Es una bendición entonces que la película use todos los trucos a su alcance para completar la ilusión. Janusz Kamiński, el cinefotógrafo de cabecera de Spielberg desde La lista de Schindler, reinterpreta el mundo del musical con sus sellos característicos. La iluminación dura y los destellos en el lente contribuyen cierto realismo, esa sensación de falta de control de los elementos, pero en momentos precisos se vuelven efectos visuales por su cuenta. En el primer baile de Tony y María, mientras las sombras disfrazan sus rostros, los destellos les dan un brillo particular, electrizante e irreal.

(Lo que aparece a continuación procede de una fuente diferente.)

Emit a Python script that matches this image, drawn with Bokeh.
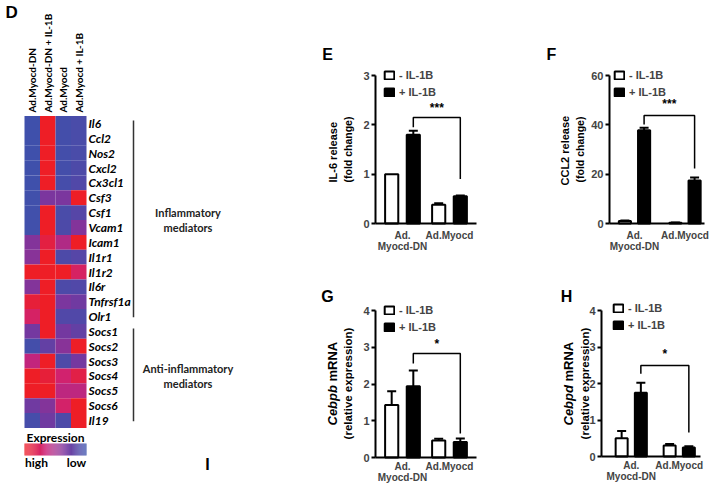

La dirección de Spielberg encuentra un balance perfecto entre la fantasía de un musical romántico del Hollywood clásico y el realismo callejero que sus temas de violencia y racismo parecen exigir. El guion de Kushner conserva las canciones clásicas pero encuentra nuevas formas de incorporarlas a la historia, liberando a Spielberg para reinterpretarlos con sus singulares talentos. El mejor de ellos es quizá “Cool”, en el que Tony y su mejor amigo Riff (Mike Faist, otro actor relativamente desconocido que resulta una absoluta revelación) se pelean por una pistola en unos muelles abandonados, pues es el que mejor aprovecha el trasfondo de Spielberg en el cine de acción.

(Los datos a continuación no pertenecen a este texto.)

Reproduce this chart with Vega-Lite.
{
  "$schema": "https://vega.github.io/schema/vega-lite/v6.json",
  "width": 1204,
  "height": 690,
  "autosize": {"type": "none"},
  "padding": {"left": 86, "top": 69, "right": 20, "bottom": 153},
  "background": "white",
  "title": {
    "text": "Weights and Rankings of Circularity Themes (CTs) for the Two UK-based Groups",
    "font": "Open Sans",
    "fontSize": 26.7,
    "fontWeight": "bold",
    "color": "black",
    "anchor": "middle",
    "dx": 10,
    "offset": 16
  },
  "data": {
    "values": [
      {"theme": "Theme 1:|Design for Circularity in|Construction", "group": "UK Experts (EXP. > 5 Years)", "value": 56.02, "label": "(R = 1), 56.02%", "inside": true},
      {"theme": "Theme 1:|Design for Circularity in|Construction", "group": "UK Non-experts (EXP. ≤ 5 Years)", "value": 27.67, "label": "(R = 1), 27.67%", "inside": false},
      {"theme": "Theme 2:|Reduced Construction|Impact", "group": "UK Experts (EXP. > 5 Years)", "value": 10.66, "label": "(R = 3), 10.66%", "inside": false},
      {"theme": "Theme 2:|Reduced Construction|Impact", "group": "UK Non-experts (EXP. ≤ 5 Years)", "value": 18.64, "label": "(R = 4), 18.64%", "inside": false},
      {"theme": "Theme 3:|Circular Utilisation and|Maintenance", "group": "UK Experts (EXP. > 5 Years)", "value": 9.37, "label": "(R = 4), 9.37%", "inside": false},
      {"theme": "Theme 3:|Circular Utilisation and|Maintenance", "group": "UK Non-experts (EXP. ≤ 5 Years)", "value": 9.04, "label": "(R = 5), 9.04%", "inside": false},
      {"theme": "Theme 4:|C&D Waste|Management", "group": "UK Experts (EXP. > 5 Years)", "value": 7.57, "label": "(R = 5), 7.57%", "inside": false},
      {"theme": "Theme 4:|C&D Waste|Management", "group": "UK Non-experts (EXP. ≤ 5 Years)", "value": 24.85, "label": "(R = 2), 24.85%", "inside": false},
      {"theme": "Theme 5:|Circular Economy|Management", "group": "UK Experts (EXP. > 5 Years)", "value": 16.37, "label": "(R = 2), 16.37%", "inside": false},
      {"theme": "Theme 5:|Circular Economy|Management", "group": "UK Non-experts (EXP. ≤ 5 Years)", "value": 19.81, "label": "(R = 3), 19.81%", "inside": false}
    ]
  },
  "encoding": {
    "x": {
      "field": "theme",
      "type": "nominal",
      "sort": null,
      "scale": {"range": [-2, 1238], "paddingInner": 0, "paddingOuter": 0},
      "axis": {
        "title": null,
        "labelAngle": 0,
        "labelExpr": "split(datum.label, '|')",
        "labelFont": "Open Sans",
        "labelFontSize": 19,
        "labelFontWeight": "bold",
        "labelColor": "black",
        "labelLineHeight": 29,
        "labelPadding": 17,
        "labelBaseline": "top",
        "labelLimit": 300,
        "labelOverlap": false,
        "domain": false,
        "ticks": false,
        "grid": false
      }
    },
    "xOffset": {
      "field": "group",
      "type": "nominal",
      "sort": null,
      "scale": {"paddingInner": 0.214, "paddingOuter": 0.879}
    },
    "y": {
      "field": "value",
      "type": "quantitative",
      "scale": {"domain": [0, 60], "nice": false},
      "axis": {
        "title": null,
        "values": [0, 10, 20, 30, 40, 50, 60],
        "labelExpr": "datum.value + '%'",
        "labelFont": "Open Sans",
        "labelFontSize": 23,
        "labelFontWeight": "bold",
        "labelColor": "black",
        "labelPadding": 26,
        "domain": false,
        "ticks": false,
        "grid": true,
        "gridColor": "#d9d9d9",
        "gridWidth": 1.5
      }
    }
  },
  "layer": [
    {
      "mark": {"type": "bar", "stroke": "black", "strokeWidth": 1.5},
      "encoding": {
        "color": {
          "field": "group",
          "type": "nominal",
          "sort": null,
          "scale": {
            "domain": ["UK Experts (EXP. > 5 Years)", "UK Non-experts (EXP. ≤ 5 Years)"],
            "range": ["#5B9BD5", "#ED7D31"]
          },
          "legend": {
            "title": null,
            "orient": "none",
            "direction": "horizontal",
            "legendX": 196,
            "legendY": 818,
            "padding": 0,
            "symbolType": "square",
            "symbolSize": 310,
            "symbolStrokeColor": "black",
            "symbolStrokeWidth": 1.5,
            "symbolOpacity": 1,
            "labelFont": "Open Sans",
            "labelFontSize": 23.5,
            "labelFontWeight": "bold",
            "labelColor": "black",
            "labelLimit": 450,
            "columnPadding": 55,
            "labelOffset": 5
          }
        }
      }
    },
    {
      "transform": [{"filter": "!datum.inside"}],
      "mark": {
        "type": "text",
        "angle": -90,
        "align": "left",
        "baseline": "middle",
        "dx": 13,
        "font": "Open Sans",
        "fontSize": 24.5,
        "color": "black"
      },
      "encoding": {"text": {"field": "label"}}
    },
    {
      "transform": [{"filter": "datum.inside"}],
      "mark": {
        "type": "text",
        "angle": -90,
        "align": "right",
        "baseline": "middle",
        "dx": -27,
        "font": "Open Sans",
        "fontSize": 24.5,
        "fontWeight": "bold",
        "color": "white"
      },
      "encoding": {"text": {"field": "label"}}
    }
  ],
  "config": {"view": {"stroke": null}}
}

Parece increíble que como director a Spielberg le haya tomado tanto involucrarse en un musical, pues sus talentos se adecúan perfectamente al género: pocos de sus contemporáneos saben encuadrar para la pantalla panorámica, mostrar la acción no solo con claridad y cortar con dinamismo tan bien como él. Aquí no solo para presume la destreza y vigor de los intérpretes y los números, los complementa con ese valor añadido que solo se puede encontrar en el medio del cine. Si su versión de Amor sin barreras no es necesariamente una obra maestra, es visiblemente la obra de un maestro.